Holding bonds to 10-year maturities is a conservative approach that limits how much a state can leverage its financial operations, said Municipal Market Advisors managing director Matt Fabian.

"The state is preserving some flexibility to sell longer debt later if they really need to do so," Fabian said in an e-mail. "Also, by focusing on individuals, the state is raising cash from buy-and-hold investors that are unlikely to sell later."

However, the state is forgoing the opportunity to sell long-dated paper at prices that are currently "extremely aggressive," he said, and without long-term bullet maturities it is reducing its bonds' secondary market liquidity.

"This means that Maine primary market underwritings will have less influence on broad market pricing, and so they attract less interest from both buyers and sellers," Fabian said.

Edwards Angell Palmer & Dodge LLP is bond counsel, and Public Financial Management Inc. is financial adviser.

The state is to use the bond proceeds to fund capital projects and to take out bond anticipation notes.

Maine has sold $788.8 million of GO bonds in the past 10 years, including $104.1 million last year, according to Thomson Reuters. The state has $453 million of GOs outstanding.

In a sign of how the recession has hit state revenues, the state plans to return to selling tax anticipation notes in fiscal 2010 and could bring the notes to market during calendar 2009. During previous episodes of pressure on state finances, it borrowed annually for cash-flow purposes, selling a single Tan issue in each of the four years from 2002 through 2005.

The state's $5.8 billion operating budget for the 2010-2011 biennium is the first in 30 years to be less than the previous budget, which was $6.3 billion. The budget includes 20 days of furloughs over two years for state employees and requires state employees to contribute to their health-care premiums.

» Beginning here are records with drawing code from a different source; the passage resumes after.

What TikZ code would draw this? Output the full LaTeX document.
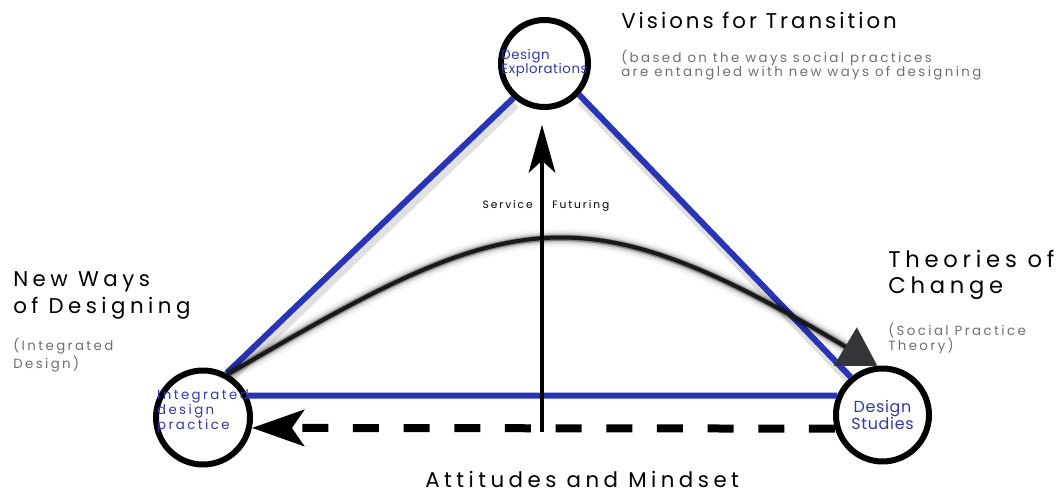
\documentclass[tikz,border=0pt]{standalone}
\usepackage{fontspec}
\setmainfont{Poppins}
\newfontfamily\widefont[LetterSpace=14]{Poppins}
\newfontfamily\widerfont[LetterSpace=21]{Poppins}
\newfontfamily\smallfont[LetterSpace=18]{Poppins}
\newfontfamily\hubfont[LetterSpace=4]{Poppins}
\usetikzlibrary{arrows.meta,backgrounds}
\definecolor{linkblue}{HTML}{2A35B5}
\definecolor{labelblue}{HTML}{2F3C9E}
\definecolor{softgray}{HTML}{707070}
\definecolor{tipgray}{HTML}{333538}
\tikzset{
  hub/.style={circle, draw=black, line width=4.5pt, fill=white, inner sep=0pt},
  hublabel/.style={text=labelblue, align=left, inner sep=0pt, font=\hubfont\fontsize{10}{10.5}\selectfont},
  bluelink/.style={draw=linkblue, line width=4.5pt},
  linkshadow/.style={draw=black, line width=7pt, opacity=0.12, transform canvas={shift={(2,6)}}},
  haze/.style={draw=black, shorten >=24pt},
  swoop/.style={draw=black!90, line width=3pt, -{Triangle[length=28pt, width=33pt, color=tipgray]}},
  uparrow/.style={draw=black, line width=3pt, -{Stealth[length=36pt, width=20pt, inset=9pt]}, shorten >=11pt},
  dasharrow/.style={draw=black, line width=6pt, dash pattern=on 19.5pt off 18.5pt, -{Stealth[length=39pt, width=27pt, inset=9pt]}},
  title/.style={anchor=base west, inner sep=0pt, align=left, font=\widerfont\fontsize{16}{20.25}\selectfont},
  subtitle/.style={anchor=base west, inner sep=0pt, align=left, text=softgray, font=\smallfont\fontsize{10}{11.25}\selectfont},
  tag/.style={inner sep=0pt, font=\smallfont\fontsize{8}{9}\selectfont}
}

\begin{document}
\begin{tikzpicture}[x=0.75pt, y=-0.75pt, show background rectangle, inner frame sep=0pt, background rectangle/.style={fill=white}]
  \useasboundingbox (0,0) rectangle (1064,493);

  \node[hub, minimum size=65.25pt, label={[hublabel]center:Design\\Explorations}] (expl) at (544.5,63.5) {};
  \node[hub, minimum size=70.5pt, label={[hublabel, yshift=5pt, font=\smallfont\fontsize{10}{11.25}\selectfont]center:Integrated\\design\\practice}] (prac) at (203,417.5) {};
  \node[hub, minimum size=69.75pt, label={[hublabel, align=center, font=\hubfont\fontsize{12}{12.75}\selectfont]center:Design\\Studies}] (stud) at (882.5,415) {};

  % shadows under the two slanted links
  \draw[linkshadow] (prac.62) -- (expl.228);
  \draw[linkshadow] (expl.-42) -- (stud.130);

  \draw[bluelink] (prac.62) -- (expl.228);
  \draw[bluelink] (expl.-42) -- (stud.130);
  \draw[bluelink] (prac.26) -- (stud.157);

  % soft curve from practice over to studies
  \draw[haze, line width=13.5pt, opacity=0.04] (prac.60) .. controls (509,210) and (575,185) .. (stud.96);
  \draw[haze, line width=9.75pt, opacity=0.07] (prac.60) .. controls (509,210) and (575,185) .. (stud.96);
  \draw[haze, line width=6.75pt, opacity=0.14] (prac.60) .. controls (509,210) and (575,185) .. (stud.96);
  \draw[haze, line width=4.5pt, opacity=0.35] (prac.60) .. controls (509,210) and (575,185) .. (stud.96);
  \draw[swoop] (prac.60) .. controls (509,210) and (575,185) .. (stud.96);

  \coordinate (svbase) at (542,432);
  \draw[uparrow] (svbase) -- (svbase |- expl.south);
  \draw[dasharrow] (stud.196) -- (prac.-12);

  \node[tag, anchor=base east] (serv) at (533,208) {Service};
  \node[tag, anchor=base west] (fut) at (552,208) {Futuring};

  \node[title, font=\widefont\fontsize{16}{20.25}\selectfont] (vis) at (621,28) {Visions for Transition};
  \node[subtitle, font=\smallfont\fontsize{10}{10.5}\selectfont] (vissub) at (621,76) {(based on the ways social practices\\are entangled with new ways of designing};
  \node[title] (ways) at (13,313) {New Ways\\of Designing};
  \node[subtitle] (wayssub) at (13,368) {(Integrated\\Design)};
  \node[title, font=\widerfont\fontsize{17}{19.5}\selectfont] (theo) at (888,293) {Theories of\\Change};
  \node[subtitle] (theosub) at (888,350) {(Social Practice\\Theory)};
  \node[title] (att) at (425,487) {Attitudes and Mindset};
\end{tikzpicture}
\end{document}
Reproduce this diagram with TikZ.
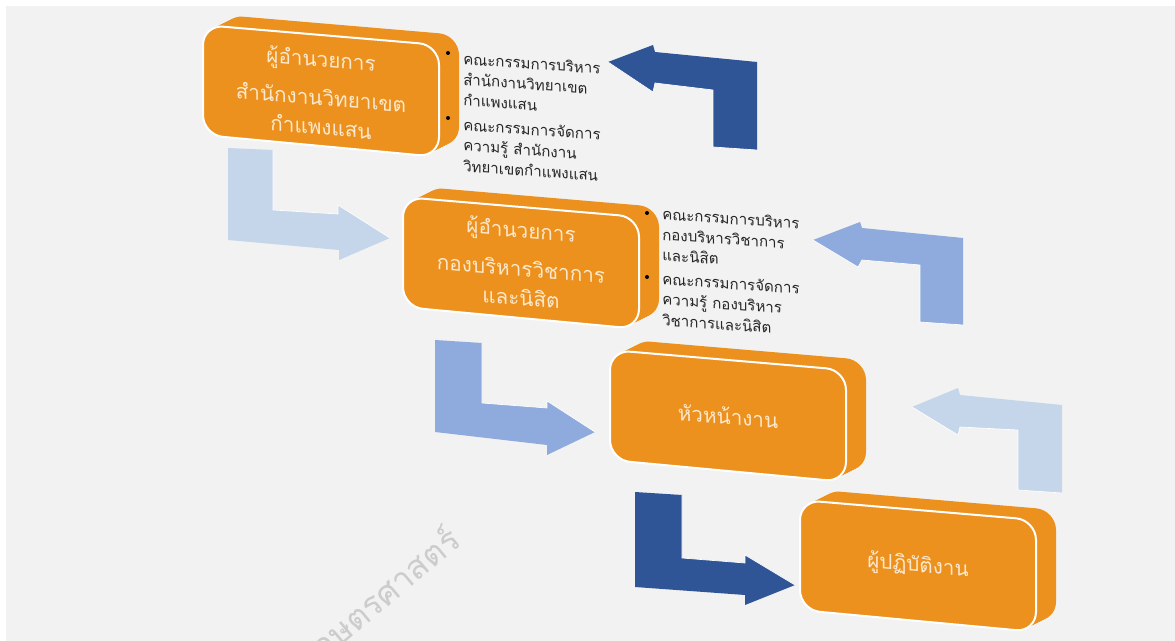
\documentclass[tikz,border=0pt]{standalone}
\usepackage{fontspec}
\newfontfamily\thaifont[Script=Thai]{Loma}
\definecolor{boxorange}{RGB}{236,145,30}
\definecolor{boxtext}{RGB}{252,232,205}
\definecolor{arrowlight}{RGB}{197,213,234}
\definecolor{arrowmid}{RGB}{143,170,220}
\definecolor{arrowdark}{RGB}{47,85,151}
\definecolor{pagegray}{RGB}{242,242,242}
\tikzset{
  boxface/.style={fill=boxorange, rounded corners=15pt},
  boxtitle/.style={text=boxtext, font=\thaifont\fontsize{15.5}{22}\selectfont, align=center, yslant=-0.085},
  sidenote/.style={text=black!85, font=\thaifont\fontsize{11.3}{15.5}\selectfont, align=left, anchor=north west, inner sep=0pt, yslant=-0.07},
  bentarrow/.style={draw=white, line width=0.5pt},
  bulletdot/.style={circle, fill=black, inner sep=0pt, minimum size=3pt}
}
\begin{document}
\begin{tikzpicture}[x=0.75pt, y=-0.75pt]
    % page and background
    \clip (0,0) rectangle (1175,641);
    \fill[white] (0,0) rectangle (1175,641);
    \fill[pagegray] (6,6) rectangle (1175,641);

    % watermark
    \node[text=gray!40, font=\thaifont\fontsize{25}{25}\selectfont, rotate=40, anchor=base east, inner sep=0pt] (mark) at (463,544) {เกษตรศาสตร์};

    % the four blocks
    \foreach \n/\bx/\by in {1/203/25, 2/403/197, 3/610/350, 4/800/500}{
        \foreach \k in {10,9,...,1}
            \fill[boxface, shift={(2*\k,-\k)}] (\bx,\by) -- ++(236,20) -- ++(0,112) -- ++(-236,-22) -- cycle;
        \draw[boxface, draw=white, line width=1.5pt] (\bx,\by) -- ++(236,20) -- ++(0,112) -- ++(-236,-22) -- cycle;
        \coordinate (blk\n) at (\bx+118,\by+66);
    }

    % block titles
    \node[boxtitle] (title1) at ([yshift=-1pt]blk1) {ผู้อำนวยการ\\[7pt]สำนักงานวิทยาเขต\\กำแพงแสน};
    \node[boxtitle] (title2) at (blk2) {ผู้อำนวยการ\\[7pt]กองบริหารวิชาการ\\และนิสิต};
    \node[boxtitle] (title3) at (blk3) {หัวหน้างาน};
    \node[boxtitle] (title4) at (blk4) {ผู้ปฏิบัติงาน};

    % committees beside the blocks
    \node[bulletdot] (dot1a) at (448,53) {};
    \node[bulletdot] (dot1b) at (448,118) {};
    \node[sidenote] (note1a) at (463,52) {คณะกรรมการบริหาร\\สำนักงานวิทยาเขต\\กำแพงแสน};
    \node[sidenote] (note1b) at (463,118) {คณะกรรมการจัดการ\\ความรู้ สำนักงาน\\วิทยาเขตกำแพงแสน};
    \node[bulletdot] (dot2a) at (647,213) {};
    \node[bulletdot] (dot2b) at (647,277) {};
    \node[sidenote] (note2a) at (662,207) {คณะกรรมการบริหาร\\กองบริหารวิชาการ\\และนิสิต};
    \node[sidenote] (note2b) at (662,272) {คณะกรรมการจัดการ\\ความรู้ กองบริหาร\\วิชาการและนิสิต};

    % arrows going down
    \fill[arrowlight] (228,148) -- (273,150) -- (273,210) -- (338,214) -- (338,205) -- (390,238) -- (339,260) -- (339,250) -- (228,240) -- cycle;
    \draw[bentarrow] (273,150) -- (273,210) -- (338,214) -- (338,205) -- (390,238);
    \fill[arrowmid] (435,340) -- (482,343) -- (482,403) -- (547,408) -- (547,401) -- (595,432) -- (547,455) -- (547,445) -- (435,432) -- cycle;
    \draw[bentarrow] (482,343) -- (482,403) -- (547,408) -- (547,401) -- (595,432);
    \fill[arrowdark] (635,492) -- (682,495) -- (682,558) -- (745,563) -- (745,555) -- (795,585) -- (745,605) -- (745,595) -- (635,587) -- cycle;
    \draw[bentarrow] (682,495) -- (682,558) -- (745,563) -- (745,555) -- (795,585);

    % arrows going back up
    \fill[arrowdark] (608,62) -- (653,45) -- (655,52) -- (757,62) -- (757,150) -- (713,147) -- (713,90) -- (655,83) -- (653,92) -- cycle;
    \draw[bentarrow] (608,62) -- (653,92) -- (655,83) -- (713,90) -- (713,147) -- (757,150);
    \fill[arrowmid] (813,240) -- (860,222) -- (862,228) -- (963,238) -- (963,325) -- (920,322) -- (920,265) -- (862,260) -- (858,267) -- cycle;
    \draw[bentarrow] (813,240) -- (858,267) -- (862,260) -- (920,265) -- (920,322) -- (963,325);
    \fill[arrowlight] (912,407) -- (958,388) -- (960,395) -- (1062,405) -- (1062,493) -- (1018,490) -- (1018,430) -- (960,427) -- (958,435) -- cycle;
    \draw[bentarrow] (912,407) -- (958,435) -- (960,427) -- (1018,430) -- (1018,490) -- (1062,493);
\end{tikzpicture}
\end{document}
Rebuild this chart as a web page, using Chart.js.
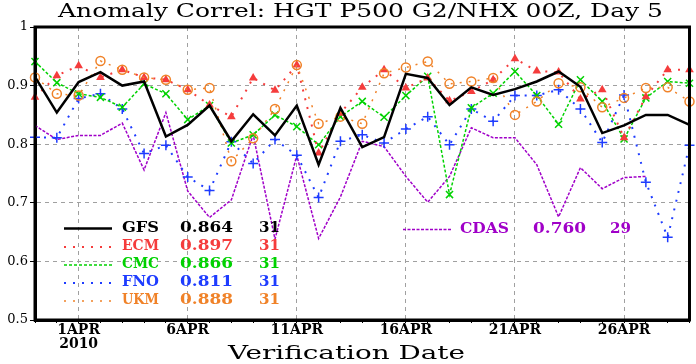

"Today's circumstances place demands on the Legislature that we haven't seen in generations," Baldacci said in a press release. The budget "asks state workers to do more with less, to sacrifice pay and benefits. It asks counties and towns to stretch resources more, and make do with a small state subsidy."

The state will not be able to provide the same level of services that people have come to expect, but the budget "meets Maine's obligations," Baldacci said.

The state had built up reserves since the last recession, but this budget depletes the reserves, using $116 million out of the rainy day and working capital reserve funds.

"It's performing as designed, helping us work through a challenging period," Lemoine said.

Moody's Investors Service analyst Nicole Johnson said that tapping its reserves "doesn't give them a lot of flexibility in the event that revenues don't improve quickly. On the other hand they've taken actions on the spending side to address their budget shortfall without any big tax increases."

"Many states are doing a lot of one-time actions, so Maine is not alone in that regard," Johnson said. "They're putting the federal stimulus money into their budget, and we're seeing that in a lot of states."

Like many states, however, Maine has not said how it would fill the stimulus money gap once it is no longer available, she said.

"They did take a lot of action on the spending side, so that creates recurring savings that will help," she said.

Moody's rates the bonds Aa3 with stable outlook, and Standard & Poor's rates them AA with a stable outlook. Fitch Ratings rates Maine's outstanding GO bonds AA.

The state's borrowing plans, which the Legislature must consider separately and which require voter approval, were not included in the budget. Baldacci has proposed a $306.2 million bond package, of which $265.8 million would appear on the November ballot and $40.4 million on the June 2010 ballot. The package includes $127.8 million for transportation projects, $67.5 million for energy-related projects and building improvements, $67.5 million for research grants and economic development and $43.4 million for clean water and environmental projects.